Here's this, too. Not a clip of a staged performance, alas, but close - a set of stills FROM a staged performance, in order from the start of the play to the end.



They're some lovely stills, and it's well worth looking at them all, but here are the ones with Ben: 1:05-1:15, 2:13, 4:00. Every time he appears, there's a dramatic shift in the lighting. He's dressed in white, which stands out better than neon. And it's interesting to see him invading the space of the stage, in a way that he can't in a filmed version - a presence without being a reality, since no one but Willy acknowledges him.

And since Ben embodies the American dream, at least for Willy, what are we to make of the fact that his existence in the world of the play is profoundly disturbing?
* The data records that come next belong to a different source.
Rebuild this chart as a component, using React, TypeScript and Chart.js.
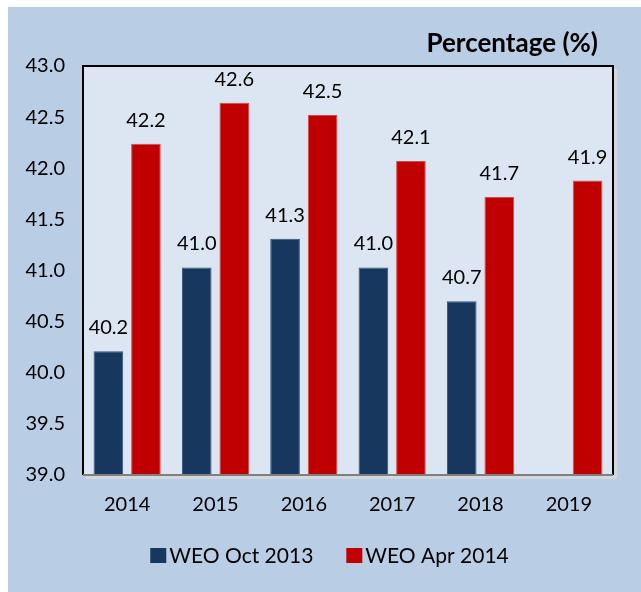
import { useEffect, useRef } from "react";
import { Chart, registerables } from "chart.js";

Chart.register(...registerables);

const categories = ["2014", "2015", "2016", "2017", "2018", "2019"];
const weoOct2013: (number | null)[] = [40.21, 41.03, 41.31, 41.03, 40.7, null];
const weoApr2014: (number | null)[] = [42.24, 42.64, 42.52, 42.07, 41.72, 41.88];
const seriesNames = ["WEO Oct 2013", "WEO Apr 2014"];
const seriesColors = ["#17375e", "#c00000"];
const titleText = "Percentage (%)";

const FONT = "Lato, 'Open Sans', sans-serif";

const decorPlugin = {
  id: "decor",
  beforeDraw(chart: any) {
    const { ctx, chartArea: a, width, height } = chart;
    ctx.save();
    ctx.fillStyle = "#b9cde5";
    ctx.fillRect(0, 0, width, height);
    // shadow
    ctx.fillStyle = "#d3d8de";
    ctx.fillRect(a.right, a.top + 3, 4, a.bottom - a.top + 1);
    ctx.fillRect(a.left + 3, a.bottom, a.right - a.left + 1, 4);
    ctx.fillStyle = "#dce6f2";
    ctx.fillRect(a.left, a.top, a.right - a.left, a.bottom - a.top);
    ctx.restore();
  },
  afterDatasetsDraw(chart: any) {
    const { ctx, chartArea: a } = chart;
    ctx.save();
    ctx.strokeStyle = "#000";
    ctx.lineWidth = 2;
    ctx.beginPath();
    ctx.moveTo(a.left, a.bottom);
    ctx.lineTo(a.left, a.top);
    ctx.lineTo(a.right, a.top);
    ctx.lineTo(a.right, a.bottom);
    ctx.stroke();
    ctx.strokeStyle = "#7f7f7f";
    ctx.beginPath();
    ctx.moveTo(a.left, a.bottom);
    ctx.lineTo(a.right, a.bottom);
    ctx.stroke();

    // data labels
    ctx.fillStyle = "#000";
    ctx.font = `20px ${FONT}`;
    ctx.textAlign = "center";
    ctx.textBaseline = "alphabetic";
    chart.data.datasets.forEach((ds: any, i: number) => {
      const meta = chart.getDatasetMeta(i);
      meta.data.forEach((bar: any, j: number) => {
        const v = ds.data[j];
        if (v === null || v === undefined) return;
        ctx.fillText(Number(v).toFixed(1), bar.x, bar.y - 17);
      });
    });
    ctx.restore();
  },
  afterDraw(chart: any) {
    const { ctx, chartArea: a, width } = chart;
    ctx.save();
    // title
    ctx.fillStyle = "#000";
    ctx.font = `bold 26px ${FONT}`;
    ctx.textAlign = "right";
    ctx.textBaseline = "alphabetic";
    ctx.fillText(titleText, a.right - 15, 45);

    // legend
    ctx.font = `21px ${FONT}`;
    ctx.textAlign = "left";
    const box = 16;
    const gap = 3;
    const spacing = 33;
    const w0 = ctx.measureText(seriesNames[0]).width;
    const w1 = ctx.measureText(seriesNames[1]).width;
    const total = box + gap + w0 + spacing + box + gap + w1;
    let x = width / 2 + 5 - total / 2;
    const baseY = 556;
    seriesNames.forEach((name, i) => {
      ctx.fillStyle = seriesColors[i];
      ctx.fillRect(x, baseY - 15, box, 15);
      x += box + gap;
      ctx.fillStyle = "#000";
      ctx.fillText(name, x, baseY);
      x += (i === 0 ? w0 : w1) + spacing;
    });
    ctx.restore();
  },
};

export default function App() {
  const ref = useRef<HTMLCanvasElement | null>(null);
  useEffect(() => {
    if (!ref.current) return;
    const chart = new Chart(ref.current, {
      type: "bar",
      data: {
        labels: categories,
        datasets: [
          {
            label: seriesNames[0],
            data: weoOct2013,
            backgroundColor: seriesColors[0],
            borderColor: "#34547a",
            borderWidth: 1,
            categoryPercentage: 0.85,
            barPercentage: 0.79,
          },
          {
            label: seriesNames[1],
            data: weoApr2014,
            backgroundColor: seriesColors[1],
            borderColor: "#d84a4a",
            borderWidth: 1,
            categoryPercentage: 0.85,
            barPercentage: 0.79,
          },
        ],
      },
      options: {
        responsive: false,
        animation: false,
        layout: { padding: { top: 59, right: 28, left: 0, bottom: 0 } },
        plugins: {
          legend: { display: false },
          title: { display: false },
          tooltip: { enabled: false },
        },
        scales: {
          x: {
            grid: { display: false, drawTicks: false },
            border: { display: false },
            ticks: { color: "#000", font: { family: FONT, size: 20 }, padding: 18 },
            afterFit(scale: any) {
              scale.height = 117;
            },
          },
          y: {
            min: 39,
            max: 43,
            grid: { display: false, drawTicks: false },
            border: { display: false },
            ticks: {
              stepSize: 0.5,
              color: "#000",
              font: { family: FONT, size: 20 },
              padding: 18,
              callback: (v: any) => Number(v).toFixed(1),
            },
            afterFit(scale: any) {
              scale.width = 75;
            },
          },
        },
      },
      plugins: [decorPlugin],
    });
    return () => chart.destroy();
  }, []);
  return (
    <div style={{ position: "absolute", left: 8, top: 7, width: 633, height: 585 }}>
      <canvas ref={ref} width={633} height={585} style={{ display: "block" }} />
    </div>
  );
}
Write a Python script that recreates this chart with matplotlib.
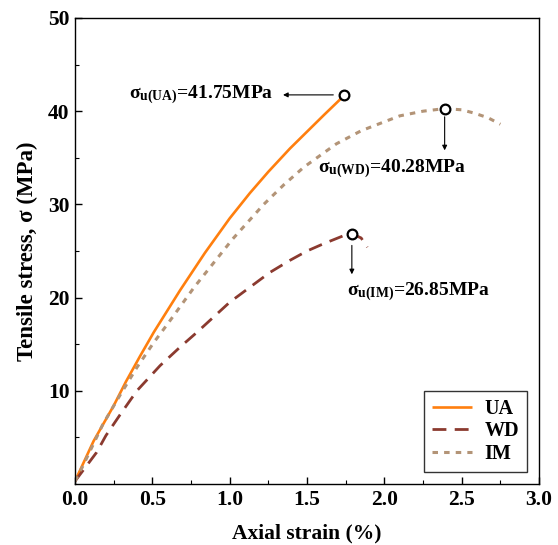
import matplotlib
matplotlib.use("Agg")
import matplotlib.pyplot as plt

plt.rcParams['font.family'] = ['Liberation Serif', 'DejaVu Serif']
plt.rcParams['font.weight'] = 'bold'
plt.rcParams['mathtext.fontset'] = 'custom'
plt.rcParams['mathtext.rm'] = 'Liberation Serif:bold'
plt.rcParams['mathtext.it'] = 'Liberation Serif:bold'
plt.rcParams['mathtext.bf'] = 'Liberation Serif:bold'
plt.rcParams['mathtext.default'] = 'rm'

# Data
ua_strain = [0.0, 0.12, 0.25, 0.33, 0.42, 0.51, 0.68, 0.84, 1.0, 1.13, 1.25, 1.39, 1.5, 1.61, 1.71, 1.74]
ua_stress = [0.3, 4.6, 8.4, 11.0, 13.7, 16.3, 20.8, 24.8, 28.5, 31.2, 33.5, 36.0, 37.8, 39.6, 41.2, 41.75]

wd_strain = [0.0, 0.14, 0.2, 0.29, 0.4, 0.55, 0.68, 0.79, 1.0, 1.13, 1.26, 1.39, 1.5, 1.61, 1.73, 1.79, 1.85, 1.89]
wd_stress = [0.3, 3.4, 5.2, 7.4, 10.0, 12.7, 14.7, 16.3, 19.5, 21.1, 22.7, 24.0, 25.0, 25.8, 26.6, 26.85, 26.4, 25.4]

im_strain = [0.0, 0.05, 0.18, 0.29, 0.4, 0.51, 0.6, 0.77, 1.02, 1.22, 1.35, 1.48, 1.69, 1.85, 1.99, 2.1, 2.25, 2.39, 2.5, 2.58, 2.67, 2.75]
im_stress = [0.3, 1.9, 6.4, 9.5, 12.5, 15.2, 17.2, 21.1, 26.3, 30.0, 32.1, 34.0, 36.5, 37.9, 38.8, 39.5, 40.0, 40.28, 40.15, 39.8, 39.3, 38.6]

peaks_x = [1.74, 2.39, 1.79]
peaks_y = [41.75, 40.28, 26.85]
peak_labels = [r'$\sigma_{u(UA)}$=41.75MPa', r'$\sigma_{u(WD)}$=40.28MPa', r'$\sigma_{u(IM)}$=26.85MPa']

fig = plt.figure(figsize=(5.58, 5.45), dpi=100)
ax = fig.add_axes([75/558, 61/545, 464/558, 466/545])

ax.plot(ua_strain, ua_stress, color='#FF7F0E', lw=1.9, label='UA', solid_capstyle='butt')
ax.plot(wd_strain, wd_stress, color='#8B3A2F', lw=2.0, dashes=(5, 3), label='WD')
ax.plot(im_strain, im_stress, color='#B39477', lw=2.2, dashes=(1.8, 2.0), label='IM')

ax.plot(peaks_x, peaks_y, 'o', ms=7, mfc='white', mec='black', mew=1.6, zorder=5)

fs = 14
arrowprops = dict(arrowstyle='-|>', color='black', lw=0.8, mutation_scale=7, shrinkA=0, shrinkB=0)
ax.annotate('', xy=(1.345, 41.75), xytext=(1.67, 41.75), arrowprops=arrowprops)
ax.text(1.28, 41.75, peak_labels[0], ha='right', va='center', fontsize=fs, fontweight='bold')
ax.annotate('', xy=(2.39, 35.8), xytext=(2.39, 39.4), arrowprops=arrowprops)
ax.text(2.05, 33.8, peak_labels[1], ha='center', va='center', fontsize=fs, fontweight='bold')
ax.annotate('', xy=(1.79, 22.5), xytext=(1.79, 25.6), arrowprops=arrowprops)
ax.text(2.22, 20.6, peak_labels[2], ha='center', va='center', fontsize=fs, fontweight='bold')

ax.set_xlim(0, 3.0)
ax.set_ylim(0, 50)
ax.set_xticks([0, 0.5, 1.0, 1.5, 2.0, 2.5, 3.0])
ax.set_xticks([0.25, 0.75, 1.25, 1.75, 2.25, 2.75], minor=True)
ax.set_yticks([10, 20, 30, 40, 50])
ax.set_yticks([5, 15, 25, 35, 45], minor=True)
ax.set_xticklabels(['0.0', '0.5', '1.0', '1.5', '2.0', '2.5', '3.0'])
ax.tick_params(which='both', direction='in', top=False, right=False, labelsize=15.5)
ax.tick_params(which='major', length=5, width=1, pad=4)
ax.tick_params(which='minor', length=3, width=0.8)
for lab in ax.get_xticklabels() + ax.get_yticklabels():
    lab.set_fontweight('bold')
for s in ax.spines.values():
    s.set_linewidth(1.0)

ax.set_xlabel('Axial strain (%)', fontsize=15.5, fontweight='bold', labelpad=10)
ax.set_ylabel('Tensile stress, σ (MPa)', fontsize=16.5, fontweight='bold', labelpad=7)

leg = ax.legend(loc='lower right', fontsize=14.5, frameon=True, fancybox=False,
                edgecolor='black', handlelength=2.0, handletextpad=0.6,
                borderaxespad=0.6, labelspacing=0.12, borderpad=0.4)
leg.get_frame().set_linewidth(1.0)
for t in leg.get_texts():
    t.set_fontweight('bold')

fig.savefig('out.png', dpi=100)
Every time he appears, Willy gets even more unable to cope with the real world - in fact, his appearances always happen at moments when Willy NEEDS to grasp what's actually going on, moments when Ben's presence and influence is a real detriment. The unreality he offers Willy is beautiful, yearned for, and ultimately destructive. Miller's not just critiquing the American dream - through Ben, and Willy's interactions with Ben, he's actively condemning it as a negative influence on the entire country. We're MEANT to find Ben disturbing - we're meant to become aware of our own Bens, our own imaginative constructs that we cling to, that do us more harm than good. And while there's certainly a kind of metareality in that idea, Miller can't convey it except through the unrealistic device of a phantom character. If Ben is the American dream, his hovering presence over the play is truly ominous, and absolutely necessary to the drama.

So which is it - a realistic or unrealistic play? Please put the gun down, I really can't decide.